Os tratados ou convenções internacionais, uma vez regularmente incorporados ao direito interno, situam-se, no sistema jurídico brasileiro, nos mesmos planos de validade, de eficácia e de autoridade em que se posicionam as leis ordinárias, havendo, em conseqüência, entre estas e os atos de direito internacional público, mera relação de
paridade normativa. Precedentes.
No sistema jurídico brasileiro, os atos internacionais não dispõem de primazia hierárquica sobre as normas de direito interno. A eventual precedência dos tratados ou convenções internacionais sobre as regras infraconstitucionais de direito interno somente se justificará quando a situação de antinomia com o ordenamento doméstico impuser, para a solução do conflito, a aplicação alternativa do critério cronológico (“lex posterior derogat priori”) ou, quando cabível, do critério da especialidade.
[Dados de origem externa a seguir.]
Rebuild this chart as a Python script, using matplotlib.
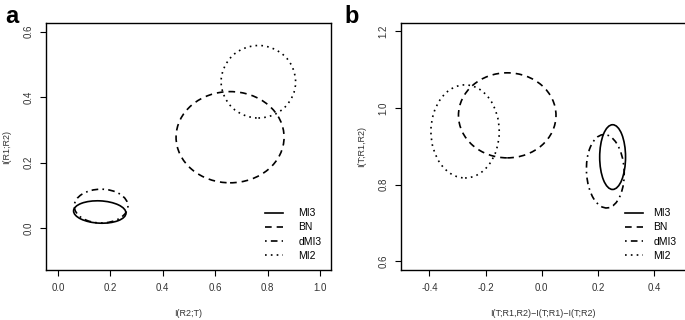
import matplotlib
matplotlib.use("Agg")
import matplotlib.pyplot as plt
from matplotlib.patches import Ellipse
from matplotlib.lines import Line2D

plt.rcParams['font.family'] = ['Liberation Sans', 'DejaVu Sans']

methods = ["MI3", "BN", "dMI3", "MI2"]
styles = ["-", (0, (4, 3)), (0, (1, 2.5, 4, 2.5)), (0, (1, 2.5))]

# panel a: ellipse centres, widths, heights, angle
a_cx = [0.160, 0.657, 0.165, 0.765]
a_cy = [0.050, 0.278, 0.068, 0.447]
a_w = [0.200, 0.412, 0.205, 0.284]
a_h = [0.068, 0.278, 0.103, 0.221]
a_ang = [-2, 0, 0, 0]

# panel b
b_cx = [0.252, -0.123, 0.226, -0.273]
b_cy = [0.872, 0.981, 0.835, 0.939]
b_w = [0.092, 0.347, 0.134, 0.243]
b_h = [0.169, 0.222, 0.192, 0.243]
b_ang = [0, 0, 5, 0]

a_xticks = [0.0, 0.2, 0.4, 0.6, 0.8, 1.0]
a_yticks = [0.0, 0.2, 0.4, 0.6]
b_xticks = [-0.4, -0.2, 0.0, 0.2, 0.4]
b_yticks = [0.6, 0.8, 1.0, 1.2]

fig = plt.figure(figsize=(6.85, 3.2), dpi=100)
ax1 = fig.add_axes([0.0672, 0.156, 0.416, 0.772])
ax2 = fig.add_axes([0.585, 0.156, 0.416, 0.772])


def draw(ax, cx, cy, w, h, ang, xlim, ylim, xt, yt, xlab, ylab, tpad):
    for i in range(len(methods)):
        e = Ellipse((cx[i], cy[i]), w[i], h[i], angle=ang[i], fill=False,
                    edgecolor="black", linestyle=styles[i], linewidth=1.2)
        ax.add_patch(e)
    ax.set_xlim(xlim)
    ax.set_ylim(ylim)
    ax.set_xticks(xt)
    ax.set_yticks(yt)
    ax.set_xticklabels(["%.1f" % v for v in xt], fontsize=7, color="#333333")
    ax.set_yticklabels(["%.1f" % v for v in yt], fontsize=7, color="#333333",
                       rotation=90, va="center")
    ax.tick_params(length=4, width=0.8, pad=5)
    for s in ax.spines.values():
        s.set_linewidth(1.0)
    ax.set_xlabel(xlab, fontsize=6.5, labelpad=12, color="#333333")
    ax.set_ylabel(ylab, fontsize=6.5, labelpad=9, color="#333333")
    handles = [Line2D([0], [0], color="black", linestyle=styles[i], linewidth=1.2)
               for i in range(len(methods))]
    ax.legend(handles, methods, loc="lower right", frameon=False, fontsize=7.5,
              handlelength=1.7, handletextpad=tpad, labelspacing=0.4,
              borderaxespad=0.5)


draw(ax1, a_cx, a_cy, a_w, a_h, a_ang, (-0.045, 1.042), (-0.127, 0.626),
     a_xticks, a_yticks, "I(R2;T)", "I(R1;R2)", 1.5)
draw(ax2, b_cx, b_cy, b_w, b_h, b_ang, (-0.502, 0.512), (0.577, 1.222),
     b_xticks, b_yticks, "I(T;R1,R2)\u2212I(T;R1)\u2212I(T;R2)", "I(T;R1,R2)", 1.0)

fig.text(0.008, 0.928, "a", fontsize=17, fontweight="bold")
fig.text(0.503, 0.928, "b", fontsize=17, fontweight="bold")

fig.savefig("out.png", dpi=100)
Precedentes.
TRATADO INTERNACIONAL E RESERVA CONSTITUCIONAL DE LEI COMPLEMENTAR.
O primado da Constituição, no sistema jurídico brasileiro, é oponível ao princípio pacta sunt servanda, inexistindo, por isso mesmo, no direito positivo nacional, o problema da concorrência entre tratados internacionais e a Lei Fundamental da República, cuja suprema autoridade normativa deverá sempre prevalecer sobre os atos de
direito internacional público.
Os tratados internacionais celebrados pelo Brasil – ou aos quais o Brasil venha a aderir – não podem, em conseqüência, versar matéria posta sob reserva constitucional de lei complementar. É que, em tal situação, a própria Carta Política subordina o tratamento legislativo de determinado tema ao exclusivo domínio normativo da lei complementar, que não pode ser substituída por qualquer outra espécie normativa infraconstitucional, inclusive pelos atos internacionais já incorporados ao direito positivo interno.
LEGITIMIDADE CONSTITUCIONAL DA CONVENÇÃO Nº 158/OIT, DESDE QUE OBSERVADA A INTERPRETAÇÃO CONFORME FIXADA PELO SUPREMO TRIBUNAL FEDERAL.
A Convenção nº 158/OIT, além de depender de necessária e ulterior intermediação legislativa para efeito de sua integral aplicabilidade no plano doméstico, configurando, sob tal aspecto, mera proposta de legislação dirigida ao legislador interno, não consagrou, como única conseqüência derivada da ruptura abusiva ou arbitrária do contrato
de trabalho, o dever de os Estados-Partes, como o Brasil, instituírem, em sua legislação nacional, apenas a garantia da reintegração no emprego. Pelo contrário, a Convenção nº 158/OIT expressamente permite a cada Estado-Parte (Artigo 10), que, em função de seu próprio ordenamento positivo interno, opte pela solução normativa que se revelar mais consentânea e compatível com a legislação e a prática nacionais, adotando, em conseqüência, sempre com estrita observância do estatuto fundamental de cada País (a Constituição brasileira, no caso), a fórmula da reintegração no emprego e/ou da indenização compensatória. Análise de cada um dos Artigos impugnados da Convenção nº 158/OIT (Artigos 4º a 10).